- Exercise objective
From the entries below, gather each line containing the word "this".

####################

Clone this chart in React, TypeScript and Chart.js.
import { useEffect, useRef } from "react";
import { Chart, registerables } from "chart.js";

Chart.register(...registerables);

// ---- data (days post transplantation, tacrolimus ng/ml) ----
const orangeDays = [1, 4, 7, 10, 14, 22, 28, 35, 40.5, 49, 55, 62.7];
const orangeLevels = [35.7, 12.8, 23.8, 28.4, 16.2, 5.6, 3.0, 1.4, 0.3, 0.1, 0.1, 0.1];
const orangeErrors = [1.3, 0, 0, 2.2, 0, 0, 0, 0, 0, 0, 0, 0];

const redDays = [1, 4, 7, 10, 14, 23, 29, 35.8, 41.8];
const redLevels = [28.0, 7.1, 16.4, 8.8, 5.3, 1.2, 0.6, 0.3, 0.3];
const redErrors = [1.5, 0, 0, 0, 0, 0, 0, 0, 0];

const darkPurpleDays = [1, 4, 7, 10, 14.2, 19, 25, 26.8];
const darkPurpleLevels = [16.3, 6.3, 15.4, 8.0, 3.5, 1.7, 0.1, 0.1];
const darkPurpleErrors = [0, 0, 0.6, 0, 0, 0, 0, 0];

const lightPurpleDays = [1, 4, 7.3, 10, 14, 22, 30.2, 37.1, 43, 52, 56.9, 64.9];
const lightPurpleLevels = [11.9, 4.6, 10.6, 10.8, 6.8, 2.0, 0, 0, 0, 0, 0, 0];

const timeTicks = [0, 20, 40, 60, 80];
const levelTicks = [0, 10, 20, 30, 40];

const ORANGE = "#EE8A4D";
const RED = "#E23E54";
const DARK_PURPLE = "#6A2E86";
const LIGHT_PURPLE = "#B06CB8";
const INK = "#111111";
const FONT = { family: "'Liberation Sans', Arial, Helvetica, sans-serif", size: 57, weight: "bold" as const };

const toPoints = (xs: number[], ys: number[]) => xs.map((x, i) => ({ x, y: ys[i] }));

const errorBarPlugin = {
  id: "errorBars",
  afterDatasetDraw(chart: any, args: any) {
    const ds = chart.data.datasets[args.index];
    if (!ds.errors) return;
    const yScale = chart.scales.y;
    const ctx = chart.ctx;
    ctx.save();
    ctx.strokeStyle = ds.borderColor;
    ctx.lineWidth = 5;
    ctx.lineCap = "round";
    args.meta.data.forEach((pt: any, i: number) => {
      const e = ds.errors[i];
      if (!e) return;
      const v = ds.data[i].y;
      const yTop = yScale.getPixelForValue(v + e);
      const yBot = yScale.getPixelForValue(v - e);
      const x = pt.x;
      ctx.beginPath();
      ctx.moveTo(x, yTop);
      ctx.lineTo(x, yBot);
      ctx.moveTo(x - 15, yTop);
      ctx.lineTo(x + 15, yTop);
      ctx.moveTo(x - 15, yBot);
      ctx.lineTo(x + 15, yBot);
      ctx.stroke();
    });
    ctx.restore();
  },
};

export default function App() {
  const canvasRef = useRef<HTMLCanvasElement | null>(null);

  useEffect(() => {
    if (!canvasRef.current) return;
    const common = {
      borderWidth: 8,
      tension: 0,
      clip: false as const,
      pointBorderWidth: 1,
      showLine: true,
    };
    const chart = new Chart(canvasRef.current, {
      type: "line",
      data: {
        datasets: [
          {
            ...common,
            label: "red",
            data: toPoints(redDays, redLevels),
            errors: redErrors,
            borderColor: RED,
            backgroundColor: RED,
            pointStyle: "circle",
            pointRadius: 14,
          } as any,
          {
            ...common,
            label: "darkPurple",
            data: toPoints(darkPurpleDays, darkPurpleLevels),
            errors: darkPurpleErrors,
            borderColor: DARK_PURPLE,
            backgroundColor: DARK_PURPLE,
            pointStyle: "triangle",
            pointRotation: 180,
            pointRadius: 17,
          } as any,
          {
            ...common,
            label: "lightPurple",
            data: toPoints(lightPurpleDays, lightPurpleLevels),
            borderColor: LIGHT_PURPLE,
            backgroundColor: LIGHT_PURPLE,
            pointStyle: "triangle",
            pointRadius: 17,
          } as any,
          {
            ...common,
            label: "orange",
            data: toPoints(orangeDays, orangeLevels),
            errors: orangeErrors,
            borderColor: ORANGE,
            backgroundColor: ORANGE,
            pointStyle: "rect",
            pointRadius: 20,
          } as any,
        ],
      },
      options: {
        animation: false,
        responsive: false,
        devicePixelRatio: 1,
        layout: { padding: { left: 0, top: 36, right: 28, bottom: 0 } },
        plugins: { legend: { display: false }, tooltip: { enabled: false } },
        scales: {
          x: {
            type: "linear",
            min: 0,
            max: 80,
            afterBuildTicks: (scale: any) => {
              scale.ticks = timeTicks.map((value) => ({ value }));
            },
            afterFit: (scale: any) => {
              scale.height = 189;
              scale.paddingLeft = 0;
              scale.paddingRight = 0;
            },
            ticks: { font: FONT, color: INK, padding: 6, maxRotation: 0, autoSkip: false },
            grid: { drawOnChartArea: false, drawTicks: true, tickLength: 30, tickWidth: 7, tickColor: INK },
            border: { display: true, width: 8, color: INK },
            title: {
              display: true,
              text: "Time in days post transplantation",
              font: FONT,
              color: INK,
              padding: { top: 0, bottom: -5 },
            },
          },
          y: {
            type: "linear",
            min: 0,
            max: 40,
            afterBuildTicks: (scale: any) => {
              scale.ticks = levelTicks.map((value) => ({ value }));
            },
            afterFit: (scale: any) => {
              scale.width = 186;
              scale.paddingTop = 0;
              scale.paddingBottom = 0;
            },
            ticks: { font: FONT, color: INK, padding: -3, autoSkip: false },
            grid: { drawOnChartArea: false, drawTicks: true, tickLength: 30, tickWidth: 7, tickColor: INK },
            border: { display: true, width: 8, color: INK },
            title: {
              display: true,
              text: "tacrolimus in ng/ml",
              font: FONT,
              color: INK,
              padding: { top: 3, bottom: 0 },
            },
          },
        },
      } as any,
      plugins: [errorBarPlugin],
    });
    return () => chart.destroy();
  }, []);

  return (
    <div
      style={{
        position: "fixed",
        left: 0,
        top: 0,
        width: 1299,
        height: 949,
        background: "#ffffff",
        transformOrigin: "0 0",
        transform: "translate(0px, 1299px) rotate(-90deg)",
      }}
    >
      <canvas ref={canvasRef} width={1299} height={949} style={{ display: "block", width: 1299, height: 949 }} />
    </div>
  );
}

####################

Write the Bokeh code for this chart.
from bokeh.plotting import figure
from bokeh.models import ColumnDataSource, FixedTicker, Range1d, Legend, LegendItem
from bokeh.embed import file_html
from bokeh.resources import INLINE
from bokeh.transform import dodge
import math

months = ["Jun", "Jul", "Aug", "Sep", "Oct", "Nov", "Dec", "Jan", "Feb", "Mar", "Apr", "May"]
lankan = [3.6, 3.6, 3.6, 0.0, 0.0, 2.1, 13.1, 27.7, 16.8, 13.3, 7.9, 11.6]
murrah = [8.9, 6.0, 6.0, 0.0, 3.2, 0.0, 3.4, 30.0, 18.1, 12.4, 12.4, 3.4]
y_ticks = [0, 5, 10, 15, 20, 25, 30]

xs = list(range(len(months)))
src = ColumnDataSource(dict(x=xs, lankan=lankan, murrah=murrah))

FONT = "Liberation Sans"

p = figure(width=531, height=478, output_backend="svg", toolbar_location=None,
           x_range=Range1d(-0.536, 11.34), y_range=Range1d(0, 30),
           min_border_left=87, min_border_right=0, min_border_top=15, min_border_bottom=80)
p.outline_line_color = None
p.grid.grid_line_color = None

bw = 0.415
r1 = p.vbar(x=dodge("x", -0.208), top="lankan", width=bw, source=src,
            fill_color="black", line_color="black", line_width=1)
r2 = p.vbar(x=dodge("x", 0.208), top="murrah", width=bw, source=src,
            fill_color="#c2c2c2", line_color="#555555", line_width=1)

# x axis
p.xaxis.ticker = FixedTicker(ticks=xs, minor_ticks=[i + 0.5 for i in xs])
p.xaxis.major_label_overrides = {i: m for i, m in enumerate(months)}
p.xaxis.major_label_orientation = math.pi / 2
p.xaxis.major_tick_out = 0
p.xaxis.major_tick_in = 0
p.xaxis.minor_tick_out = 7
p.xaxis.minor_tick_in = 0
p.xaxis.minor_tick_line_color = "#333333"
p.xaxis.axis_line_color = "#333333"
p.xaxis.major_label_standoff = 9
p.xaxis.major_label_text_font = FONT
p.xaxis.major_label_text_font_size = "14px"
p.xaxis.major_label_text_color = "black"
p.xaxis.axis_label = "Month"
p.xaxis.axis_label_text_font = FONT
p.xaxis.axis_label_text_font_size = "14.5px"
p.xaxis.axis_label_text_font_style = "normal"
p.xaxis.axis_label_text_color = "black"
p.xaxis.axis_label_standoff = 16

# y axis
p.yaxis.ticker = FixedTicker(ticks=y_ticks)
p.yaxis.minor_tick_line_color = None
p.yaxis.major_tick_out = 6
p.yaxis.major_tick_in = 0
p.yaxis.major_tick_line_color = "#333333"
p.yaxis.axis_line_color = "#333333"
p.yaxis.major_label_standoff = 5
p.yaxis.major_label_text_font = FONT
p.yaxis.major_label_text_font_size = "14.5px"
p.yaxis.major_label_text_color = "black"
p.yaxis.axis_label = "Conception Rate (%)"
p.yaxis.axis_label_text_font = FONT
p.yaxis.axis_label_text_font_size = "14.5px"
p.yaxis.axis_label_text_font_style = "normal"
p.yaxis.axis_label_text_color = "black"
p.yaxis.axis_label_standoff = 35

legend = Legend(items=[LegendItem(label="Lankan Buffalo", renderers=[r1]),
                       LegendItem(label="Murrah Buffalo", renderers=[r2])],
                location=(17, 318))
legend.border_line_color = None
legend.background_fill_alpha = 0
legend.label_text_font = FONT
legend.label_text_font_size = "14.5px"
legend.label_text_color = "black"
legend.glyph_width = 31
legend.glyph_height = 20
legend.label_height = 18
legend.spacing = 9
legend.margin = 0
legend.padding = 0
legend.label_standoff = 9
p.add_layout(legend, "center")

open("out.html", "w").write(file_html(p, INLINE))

####################

- Exercise response
Clone this chart in React, TypeScript and Chart.js.
Write the Bokeh code for this chart.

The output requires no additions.